1

I'm compressing some videos for archiving, and I came to this configuration which gives me a nice overall quality on a small size:

ffmpeg -threads 4 -y -hide_banner -i input.mp4 -vf scale=-2:480 -c:v libx264 -b:v 200k -preset slow -tune animation -movflags faststart -pix_fmt yuv420p -an -f mp4 -pass 1 NUL
ffmpeg -threads 4 -y -hide_banner -i input.mp4 -vf scale=-2:480 -c:v libx264 -b:v 200k -preset slow -tune animation -movflags faststart -pix_fmt yuv420p -pass 2 2-pass-x264.mp4

This output quality is acceptable for my needs:

x264 encoded frame

But I would like to enjoy hardware acceleration, it is way much faster.

So I tried:

ffmpeg -hwaccel nvdec -y -hide_banner -i input.mp4 -vf scale=-2:480 -movflags faststart -pix_fmt yuv420p -c:v h264_nvenc -b:v 200k -maxrate 2M -bufsize 1M -rc-lookahead:v 30 -rc:v vbr_hq -preset slow -profile:v high -level 5.1 -an h264_nvenc.mp4

But this gives me an output with worse overall quality, and in complex parts, things gets worse:

h264_nvenc encded frame

Is it possible to achieve near same overall quality (for low bitrate) using h264_nvenc encoder?

0

Not really no.

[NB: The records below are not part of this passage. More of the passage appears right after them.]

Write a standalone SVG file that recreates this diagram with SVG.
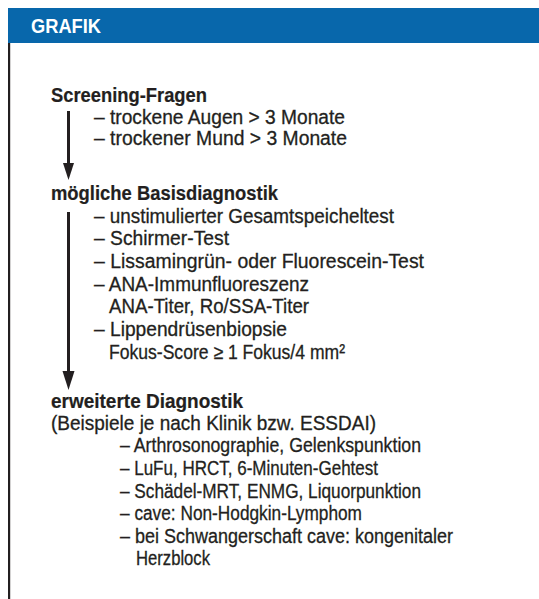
<svg xmlns="http://www.w3.org/2000/svg" width="539" height="599" viewBox="0 0 539 599">
<style>
text{font-family:"Liberation Sans",Arial,sans-serif;fill:#231f20;font-size:20px;stroke:#231f20;stroke-width:0.3}
.h{font-weight:bold;stroke-width:0.2}
.t{fill:#fff;stroke:none;font-weight:bold;font-size:19.5px}
</style>
<rect x="0" y="0" width="539" height="599" fill="#fff"/>
<g id="header">
<rect x="8" y="8" width="531" height="35" fill="#0867ab"/>
<text class="t" x="31" y="33" textLength="70" lengthAdjust="spacingAndGlyphs">GRAFIK</text>
</g>
<rect x="8" y="43" width="2.2" height="556" fill="#231f20"/>
<g id="connectors">
<line x1="68.5" y1="111" x2="68.5" y2="165" stroke="#231f20" stroke-width="3"/>
<path d="M63,163 L74,163 L68.5,180 Z" fill="#231f20"/>
<line x1="68.5" y1="212" x2="68.5" y2="374" stroke="#231f20" stroke-width="3"/>
<path d="M62.5,371 L74.5,371 L68.5,390 Z" fill="#231f20"/>
</g>
<g id="screening">
<text class="h" x="51" y="102" textLength="156" lengthAdjust="spacingAndGlyphs">Screening-Fragen</text>
<text x="94" y="123.5" textLength="251" lengthAdjust="spacingAndGlyphs">– trockene Augen &gt; 3 Monate</text>
<text x="94" y="145" textLength="253" lengthAdjust="spacingAndGlyphs">– trockener Mund &gt; 3 Monate</text>
</g>
<g id="basis">
<text class="h" x="51" y="200" textLength="227" lengthAdjust="spacingAndGlyphs">mögliche Basisdiagnostik</text>
<text x="94" y="222.5" textLength="300" lengthAdjust="spacingAndGlyphs">– unstimulierter Gesamtspeicheltest</text>
<text x="94" y="245" textLength="135" lengthAdjust="spacingAndGlyphs">– Schirmer-Test</text>
<text x="94" y="268" textLength="330" lengthAdjust="spacingAndGlyphs">– Lissamingrün- oder Fluorescein-Test</text>
<text x="94" y="290.5" textLength="215" lengthAdjust="spacingAndGlyphs">– ANA-Immunfluoreszenz</text>
<text x="109" y="313" textLength="200" lengthAdjust="spacingAndGlyphs">ANA-Titer, Ro/SSA-Titer</text>
<text x="94" y="336" textLength="193" lengthAdjust="spacingAndGlyphs">– Lippendrüsenbiopsie</text>
<text x="109" y="358.5" textLength="236" lengthAdjust="spacingAndGlyphs">Fokus-Score ≥ 1 Fokus/4 mm²</text>
</g>
<g id="erweitert">
<text class="h" x="51" y="408" textLength="192" lengthAdjust="spacingAndGlyphs">erweiterte Diagnostik</text>
<text x="51" y="430" textLength="325" lengthAdjust="spacingAndGlyphs">(Beispiele je nach Klinik bzw. ESSDAI)</text>
<text x="120" y="452" textLength="301" lengthAdjust="spacingAndGlyphs">– Arthrosonographie, Gelenkspunktion</text>
<text x="120" y="475" textLength="258" lengthAdjust="spacingAndGlyphs">– LuFu, HRCT, 6-Minuten-Gehtest</text>
<text x="120" y="497.5" textLength="301" lengthAdjust="spacingAndGlyphs">– Schädel-MRT, ENMG, Liquorpunktion</text>
<text x="120" y="520" textLength="242" lengthAdjust="spacingAndGlyphs">– cave: Non-Hodgkin-Lymphom</text>
<text x="120" y="542.5" textLength="333" lengthAdjust="spacingAndGlyphs">– bei Schwangerschaft cave: kongenitaler</text>
<text x="136" y="565" textLength="74" lengthAdjust="spacingAndGlyphs">Herzblock</text>
</g>
</svg>
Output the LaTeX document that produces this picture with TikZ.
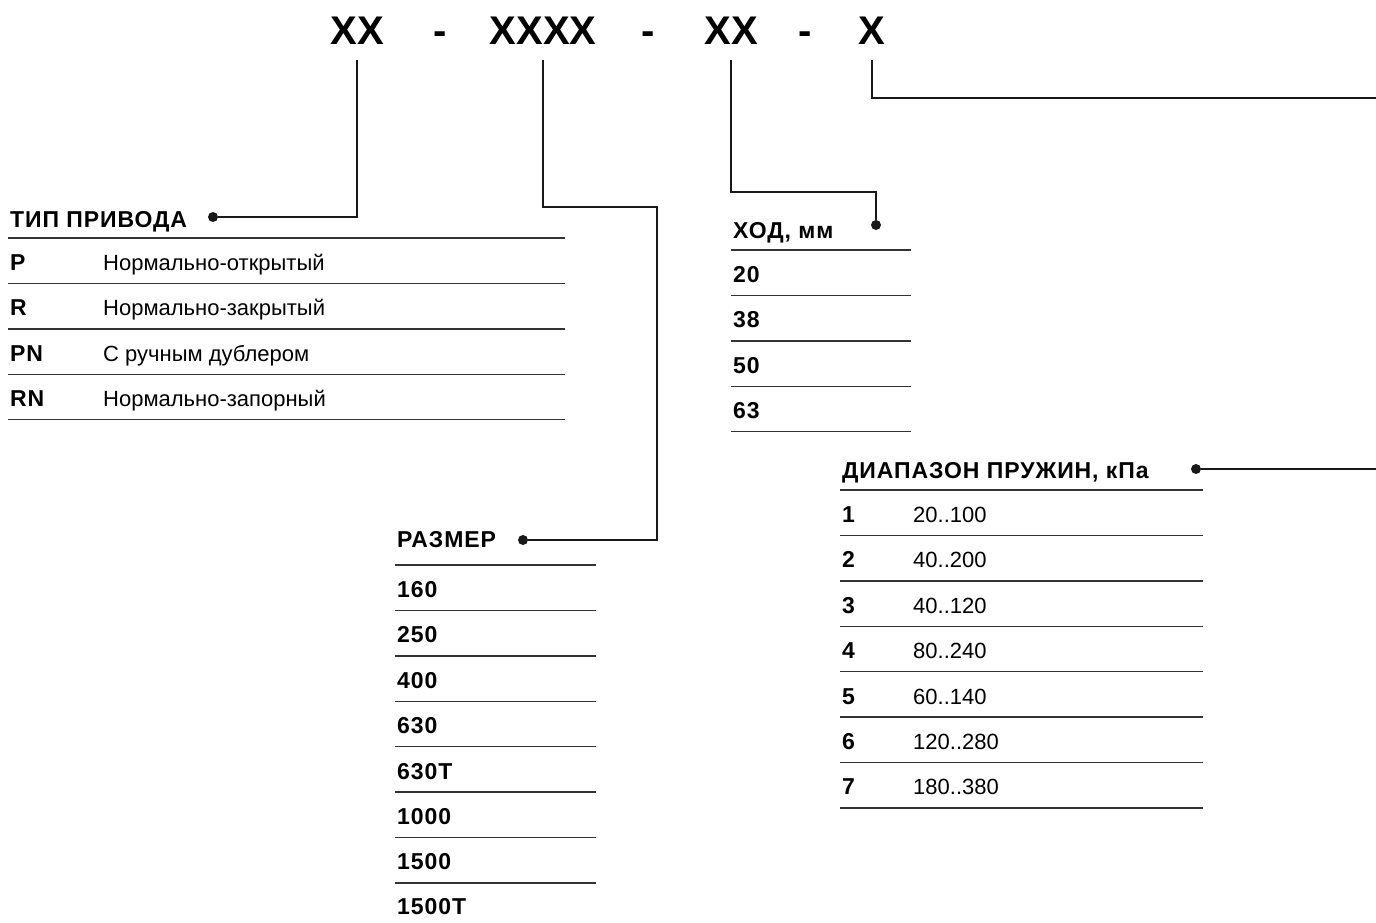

Newer Turing based nvidia cards will produce better quality than previous generations. But since nvenc is fixed function, and not software running on the GPU it’s not upgradable, or modifiable except for a few options like presets.

2
  • I tried every possible option, this is really a shame.
    – user27704
    Mar 7 '20 at 18:40
  • It’s just the nature of hardware accelerated video encoding. There is no such thing as a free lunch.
    – SlimSCSI
    Mar 7 '20 at 18:41
2

h264_nvenc is able to encode in constant quality, at least from Pascal onwards. I had to do quite some digging around the internet to figure out how to properly use it, but finally found a working formula.

A command like below will record in constant quality, and the CQ value 26 will produce about the same but slightly better quality, measured with VMAF, as a libx264 encode with the following options: -vcodec libx264 -level 4.1 -profile:v high -tune film -preset medium -crf 23. The H264_Nvenc bitrate was about 19% higher than the libx264 encode, but it had a slightly better VMAF score. I made these tests on some 1080p60 game recording, but also on some 1080p movie trailers.

ffmpeg -i input.mkv -c:v h264_nvenc -preset hq -profile:v high -tune hq -2pass 0 -rc-lookahead 8 -bf 2 -rc vbr_hq -cq 26 -b:v 0 -maxrate 120M -bufsize 240M output.mkv

Important:

  • Unless you set the Max rate and buffer size via -maxrate 120M -bufsize 240M, the CQ mode doesn't behave accordingly and lowering its value won't yield better results. The Constant Quality mode is activated by specifying Variable Bitrate rate control together with a CQ parameter, a bitrate set to zero, and the above two parameters set to some large value which won't limit the output. Don't be afraid of those values, as bitrate will be quite good.
  • The limits above will force the encode to produce a Level 5.1 encoding. Even higher limits like 300/600 produced a video with Level labeled 6.2, which had trouble playing correctly in NLE's as Vegas Pro. If you require a certain maximum Level, ensure the maxrate and buffer size ar within the level's limits and check the resulted output.
1

Specify bitrate as -b:v 0 made the trick forme, the overall bitrate bumped from 2m to 16m.